* SUPPLIED MATERIAL:
--- BEGIN ---

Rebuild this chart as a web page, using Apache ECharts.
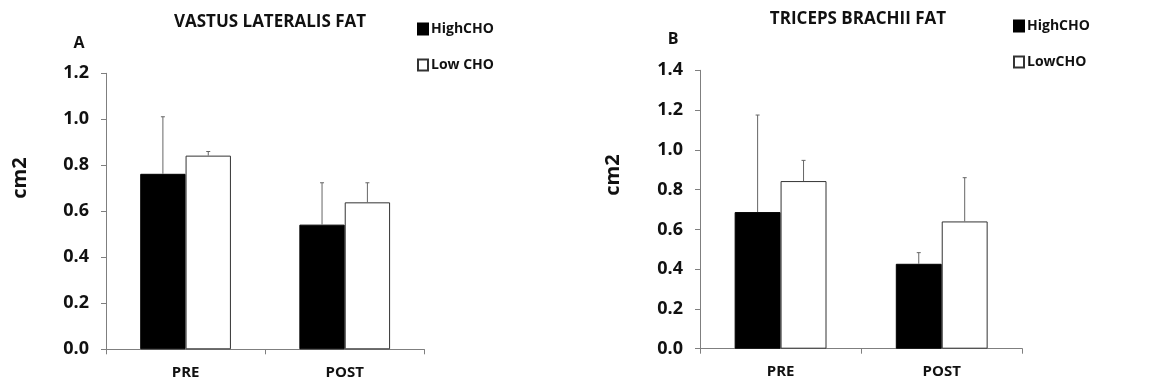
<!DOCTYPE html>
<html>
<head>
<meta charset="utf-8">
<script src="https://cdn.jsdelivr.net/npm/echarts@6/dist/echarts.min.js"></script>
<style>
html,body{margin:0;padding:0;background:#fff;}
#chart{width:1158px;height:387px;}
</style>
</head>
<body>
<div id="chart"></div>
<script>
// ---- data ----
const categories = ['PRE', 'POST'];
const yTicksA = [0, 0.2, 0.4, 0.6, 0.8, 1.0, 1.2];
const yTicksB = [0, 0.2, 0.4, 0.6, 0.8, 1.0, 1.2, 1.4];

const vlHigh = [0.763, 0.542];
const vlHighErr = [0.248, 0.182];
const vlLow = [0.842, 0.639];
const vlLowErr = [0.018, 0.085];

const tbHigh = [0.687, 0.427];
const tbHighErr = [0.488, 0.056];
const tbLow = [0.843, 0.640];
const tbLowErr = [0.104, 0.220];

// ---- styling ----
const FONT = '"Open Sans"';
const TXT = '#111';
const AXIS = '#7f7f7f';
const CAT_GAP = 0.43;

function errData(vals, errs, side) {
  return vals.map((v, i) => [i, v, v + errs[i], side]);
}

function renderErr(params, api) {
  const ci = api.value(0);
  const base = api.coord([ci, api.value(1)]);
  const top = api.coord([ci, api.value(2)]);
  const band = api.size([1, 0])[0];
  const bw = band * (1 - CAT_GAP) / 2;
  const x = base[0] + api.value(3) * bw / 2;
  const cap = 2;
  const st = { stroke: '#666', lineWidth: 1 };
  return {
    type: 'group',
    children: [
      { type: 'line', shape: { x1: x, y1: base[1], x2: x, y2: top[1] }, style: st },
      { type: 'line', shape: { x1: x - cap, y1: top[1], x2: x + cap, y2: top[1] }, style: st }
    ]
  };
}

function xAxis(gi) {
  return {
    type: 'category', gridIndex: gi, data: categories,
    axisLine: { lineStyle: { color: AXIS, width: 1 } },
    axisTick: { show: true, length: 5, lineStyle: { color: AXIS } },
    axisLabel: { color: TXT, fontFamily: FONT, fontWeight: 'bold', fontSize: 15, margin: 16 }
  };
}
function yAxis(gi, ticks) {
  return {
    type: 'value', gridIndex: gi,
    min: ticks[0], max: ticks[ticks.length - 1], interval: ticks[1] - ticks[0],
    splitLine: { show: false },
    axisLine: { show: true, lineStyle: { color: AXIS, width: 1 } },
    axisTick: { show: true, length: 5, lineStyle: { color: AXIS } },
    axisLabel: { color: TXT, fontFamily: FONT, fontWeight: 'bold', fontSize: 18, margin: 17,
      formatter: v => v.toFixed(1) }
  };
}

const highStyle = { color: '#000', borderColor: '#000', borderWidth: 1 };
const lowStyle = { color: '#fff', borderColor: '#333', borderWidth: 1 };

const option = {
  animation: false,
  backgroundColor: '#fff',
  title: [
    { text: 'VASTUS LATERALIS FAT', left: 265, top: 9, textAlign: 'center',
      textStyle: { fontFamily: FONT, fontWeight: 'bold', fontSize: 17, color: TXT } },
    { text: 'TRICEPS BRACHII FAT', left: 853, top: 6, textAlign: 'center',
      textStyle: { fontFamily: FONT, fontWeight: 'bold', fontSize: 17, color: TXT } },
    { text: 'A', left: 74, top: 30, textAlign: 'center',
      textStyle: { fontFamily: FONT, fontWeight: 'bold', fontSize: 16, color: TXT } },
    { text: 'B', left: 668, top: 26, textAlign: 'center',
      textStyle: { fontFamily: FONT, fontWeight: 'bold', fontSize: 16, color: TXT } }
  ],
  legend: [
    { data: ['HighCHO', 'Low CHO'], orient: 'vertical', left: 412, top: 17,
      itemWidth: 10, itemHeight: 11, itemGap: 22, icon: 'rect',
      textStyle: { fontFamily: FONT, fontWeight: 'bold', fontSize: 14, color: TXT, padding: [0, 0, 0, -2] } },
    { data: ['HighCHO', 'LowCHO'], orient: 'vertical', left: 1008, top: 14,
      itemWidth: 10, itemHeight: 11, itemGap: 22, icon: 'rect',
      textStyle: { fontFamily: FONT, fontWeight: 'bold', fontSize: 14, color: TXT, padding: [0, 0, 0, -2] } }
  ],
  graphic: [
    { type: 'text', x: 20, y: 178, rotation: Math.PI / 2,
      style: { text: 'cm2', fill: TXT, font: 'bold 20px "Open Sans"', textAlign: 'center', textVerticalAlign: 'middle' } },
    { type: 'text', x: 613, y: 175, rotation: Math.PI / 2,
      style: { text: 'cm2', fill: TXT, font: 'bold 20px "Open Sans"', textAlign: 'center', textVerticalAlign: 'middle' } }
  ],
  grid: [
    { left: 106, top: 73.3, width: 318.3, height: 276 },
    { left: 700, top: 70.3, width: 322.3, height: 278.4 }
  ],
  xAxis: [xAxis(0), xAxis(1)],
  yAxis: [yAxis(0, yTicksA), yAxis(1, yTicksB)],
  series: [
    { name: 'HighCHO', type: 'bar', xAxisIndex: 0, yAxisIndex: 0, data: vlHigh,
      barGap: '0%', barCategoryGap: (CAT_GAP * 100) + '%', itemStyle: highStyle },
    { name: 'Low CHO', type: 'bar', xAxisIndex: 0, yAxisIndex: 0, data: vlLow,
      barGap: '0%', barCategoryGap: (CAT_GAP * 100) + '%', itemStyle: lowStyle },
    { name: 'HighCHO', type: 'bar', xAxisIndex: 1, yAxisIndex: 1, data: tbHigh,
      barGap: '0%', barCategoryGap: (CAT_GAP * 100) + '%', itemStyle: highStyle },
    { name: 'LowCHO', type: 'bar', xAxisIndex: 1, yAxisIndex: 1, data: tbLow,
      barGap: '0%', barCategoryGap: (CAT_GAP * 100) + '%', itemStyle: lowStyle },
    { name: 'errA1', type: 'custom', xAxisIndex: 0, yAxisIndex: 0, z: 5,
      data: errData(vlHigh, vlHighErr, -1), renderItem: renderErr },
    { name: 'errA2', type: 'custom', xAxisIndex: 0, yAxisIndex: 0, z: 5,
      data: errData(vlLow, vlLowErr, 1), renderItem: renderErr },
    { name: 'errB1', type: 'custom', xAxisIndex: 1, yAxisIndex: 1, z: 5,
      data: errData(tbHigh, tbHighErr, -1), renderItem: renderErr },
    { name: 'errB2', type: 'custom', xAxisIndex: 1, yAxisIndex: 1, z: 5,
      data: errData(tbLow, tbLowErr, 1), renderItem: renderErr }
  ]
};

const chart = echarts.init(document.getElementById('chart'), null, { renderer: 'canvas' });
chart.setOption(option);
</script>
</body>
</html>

--- END ---

* WORK TO DO: Set the data above down again exactly as given, with no pictures.

* THE COMPLETED TASK:
Rebuild this chart as a web page, using Apache ECharts.
<!DOCTYPE html>
<html>
<head>
<meta charset="utf-8">
<script src="https://cdn.jsdelivr.net/npm/echarts@6/dist/echarts.min.js"></script>
<style>
html,body{margin:0;padding:0;background:#fff;}
#chart{width:1158px;height:387px;}
</style>
</head>
<body>
<div id="chart"></div>
<script>
// ---- data ----
const categories = ['PRE', 'POST'];
const yTicksA = [0, 0.2, 0.4, 0.6, 0.8, 1.0, 1.2];
const yTicksB = [0, 0.2, 0.4, 0.6, 0.8, 1.0, 1.2, 1.4];

const vlHigh = [0.763, 0.542];
const vlHighErr = [0.248, 0.182];
const vlLow = [0.842, 0.639];
const vlLowErr = [0.018, 0.085];

const tbHigh = [0.687, 0.427];
const tbHighErr = [0.488, 0.056];
const tbLow = [0.843, 0.640];
const tbLowErr = [0.104, 0.220];

// ---- styling ----
const FONT = '"Open Sans"';
const TXT = '#111';
const AXIS = '#7f7f7f';
const CAT_GAP = 0.43;

function errData(vals, errs, side) {
  return vals.map((v, i) => [i, v, v + errs[i], side]);
}

function renderErr(params, api) {
  const ci = api.value(0);
  const base = api.coord([ci, api.value(1)]);
  const top = api.coord([ci, api.value(2)]);
  const band = api.size([1, 0])[0];
  const bw = band * (1 - CAT_GAP) / 2;
  const x = base[0] + api.value(3) * bw / 2;
  const cap = 2;
  const st = { stroke: '#666', lineWidth: 1 };
  return {
    type: 'group',
    children: [
      { type: 'line', shape: { x1: x, y1: base[1], x2: x, y2: top[1] }, style: st },
      { type: 'line', shape: { x1: x - cap, y1: top[1], x2: x + cap, y2: top[1] }, style: st }
    ]
  };
}

function xAxis(gi) {
  return {
    type: 'category', gridIndex: gi, data: categories,
    axisLine: { lineStyle: { color: AXIS, width: 1 } },
    axisTick: { show: true, length: 5, lineStyle: { color: AXIS } },
    axisLabel: { color: TXT, fontFamily: FONT, fontWeight: 'bold', fontSize: 15, margin: 16 }
  };
}
function yAxis(gi, ticks) {
  return {
    type: 'value', gridIndex: gi,
    min: ticks[0], max: ticks[ticks.length - 1], interval: ticks[1] - ticks[0],
    splitLine: { show: false },
    axisLine: { show: true, lineStyle: { color: AXIS, width: 1 } },
    axisTick: { show: true, length: 5, lineStyle: { color: AXIS } },
    axisLabel: { color: TXT, fontFamily: FONT, fontWeight: 'bold', fontSize: 18, margin: 17,
      formatter: v => v.toFixed(1) }
  };
}

const highStyle = { color: '#000', borderColor: '#000', borderWidth: 1 };
const lowStyle = { color: '#fff', borderColor: '#333', borderWidth: 1 };

const option = {
  animation: false,
  backgroundColor: '#fff',
  title: [
    { text: 'VASTUS LATERALIS FAT', left: 265, top: 9, textAlign: 'center',
      textStyle: { fontFamily: FONT, fontWeight: 'bold', fontSize: 17, color: TXT } },
    { text: 'TRICEPS BRACHII FAT', left: 853, top: 6, textAlign: 'center',
      textStyle: { fontFamily: FONT, fontWeight: 'bold', fontSize: 17, color: TXT } },
    { text: 'A', left: 74, top: 30, textAlign: 'center',
      textStyle: { fontFamily: FONT, fontWeight: 'bold', fontSize: 16, color: TXT } },
    { text: 'B', left: 668, top: 26, textAlign: 'center',
      textStyle: { fontFamily: FONT, fontWeight: 'bold', fontSize: 16, color: TXT } }
  ],
  legend: [
    { data: ['HighCHO', 'Low CHO'], orient: 'vertical', left: 412, top: 17,
      itemWidth: 10, itemHeight: 11, itemGap: 22, icon: 'rect',
      textStyle: { fontFamily: FONT, fontWeight: 'bold', fontSize: 14, color: TXT, padding: [0, 0, 0, -2] } },
    { data: ['HighCHO', 'LowCHO'], orient: 'vertical', left: 1008, top: 14,
      itemWidth: 10, itemHeight: 11, itemGap: 22, icon: 'rect',
      textStyle: { fontFamily: FONT, fontWeight: 'bold', fontSize: 14, color: TXT, padding: [0, 0, 0, -2] } }
  ],
  graphic: [
    { type: 'text', x: 20, y: 178, rotation: Math.PI / 2,
      style: { text: 'cm2', fill: TXT, font: 'bold 20px "Open Sans"', textAlign: 'center', textVerticalAlign: 'middle' } },
    { type: 'text', x: 613, y: 175, rotation: Math.PI / 2,
      style: { text: 'cm2', fill: TXT, font: 'bold 20px "Open Sans"', textAlign: 'center', textVerticalAlign: 'middle' } }
  ],
  grid: [
    { left: 106, top: 73.3, width: 318.3, height: 276 },
    { left: 700, top: 70.3, width: 322.3, height: 278.4 }
  ],
  xAxis: [xAxis(0), xAxis(1)],
  yAxis: [yAxis(0, yTicksA), yAxis(1, yTicksB)],
  series: [
    { name: 'HighCHO', type: 'bar', xAxisIndex: 0, yAxisIndex: 0, data: vlHigh,
      barGap: '0%', barCategoryGap: (CAT_GAP * 100) + '%', itemStyle: highStyle },
    { name: 'Low CHO', type: 'bar', xAxisIndex: 0, yAxisIndex: 0, data: vlLow,
      barGap: '0%', barCategoryGap: (CAT_GAP * 100) + '%', itemStyle: lowStyle },
    { name: 'HighCHO', type: 'bar', xAxisIndex: 1, yAxisIndex: 1, data: tbHigh,
      barGap: '0%', barCategoryGap: (CAT_GAP * 100) + '%', itemStyle: highStyle },
    { name: 'LowCHO', type: 'bar', xAxisIndex: 1, yAxisIndex: 1, data: tbLow,
      barGap: '0%', barCategoryGap: (CAT_GAP * 100) + '%', itemStyle: lowStyle },
    { name: 'errA1', type: 'custom', xAxisIndex: 0, yAxisIndex: 0, z: 5,
      data: errData(vlHigh, vlHighErr, -1), renderItem: renderErr },
    { name: 'errA2', type: 'custom', xAxisIndex: 0, yAxisIndex: 0, z: 5,
      data: errData(vlLow, vlLowErr, 1), renderItem: renderErr },
    { name: 'errB1', type: 'custom', xAxisIndex: 1, yAxisIndex: 1, z: 5,
      data: errData(tbHigh, tbHighErr, -1), renderItem: renderErr },
    { name: 'errB2', type: 'custom', xAxisIndex: 1, yAxisIndex: 1, z: 5,
      data: errData(tbLow, tbLowErr, 1), renderItem: renderErr }
  ]
};

const chart = echarts.init(document.getElementById('chart'), null, { renderer: 'canvas' });
chart.setOption(option);
</script>
</body>
</html>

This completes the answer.